Eventually, and extremely reluctantly, Angela does leave her home. Soderbergh uses every trick he's got to convey the overwhelming, unmoored sensation the character feels as she navigates the outdoors, and he does a terrific job. This is where the one-room thriller becomes a worldwide conspiracy, with bad-acting strangers and black vans around seemingly every corner. She's determined to venture to her company's headquarters and present her evidence, but the people behind the crime are increasingly aware of her activities — and use every bit of tech they can to track her down and stop the truth from getting out.

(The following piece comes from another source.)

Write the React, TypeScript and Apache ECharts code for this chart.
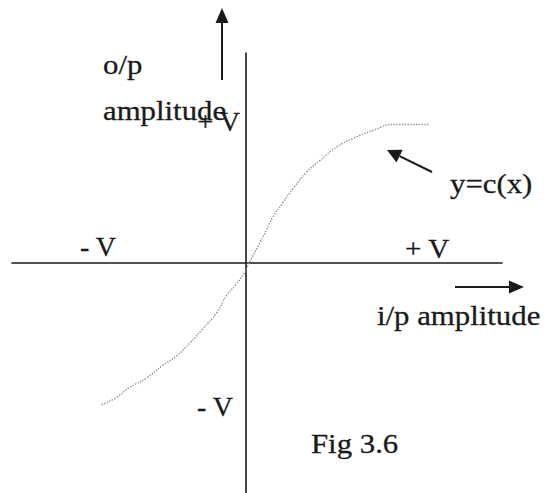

This is where Soderbergh employs modern technology paranoia to great effect. Our cell phones allow the bad guys to track us, sure, but how do they have our retinal scan? When we agreed to their voluminous terms and conditions, what did we really give them permission to collect? And what about "Kimi," the voice-activated assistant hub in our homes? What is she listening to, how much is she recording, and is she an obtrusive spy, or a possible savior in a moment of desperation?
Social distancing
Unfortunately, this is also around the time that Soderbergh drops the ball. Filmmaking is such a group effort, with everyone so dependent on everyone else doing their job perfectly, that it's hard to believe any movie ever works. But, likely long after Kravitz finished her masterful job on set, Soderbergh (admittedly and undoubtedly, one of the greatest filmmakers of his generation) seems to have made a series of poor post-production choices that takes a hard left from riveting thriller to Redbox-rental-co-starring-Bruce-Willis territory.
The ominous murderers, up until now shadowy, intimidating figures, suddenly become the stumbling, fuming Wet Bandits from "Home Alone." The cutaway scenes, with bad actors handing each other envelopes containing crypto currency payoffs and lamenting "Crazy times, the world these days. It bums me out, to be honest," are clunky and poorly cast. The big showdown is punctuated with a perky, upbeat score that sounds like it belongs in a children's fantasy film, not under footage of a man pointing a gun in someone's face. Through clunky editorial choices and unlikely action choreography, these men who once seemed so foreboding become "America's Dumbest Criminals" rejects taken down by the Beastie Boys. They don't even have enough common sense to unplug the Kimi of someone that they need to murder because they forgot to unplug the Kimi of the last person they murdered.
Which is a shame, because "Kimi" is so effective for the overwhelming majority of its running time. And to be fair, De Palma's early '80s Hitchcockian masterpieces ("Body Double," "Dressed to Kill") also had a tendency to slather themselves in enough B-movie trappings to nearly overwhelm the audience's ability to take them seriously. So in a way, even the disappointing conclusion of "Kimi" feels like a throwback.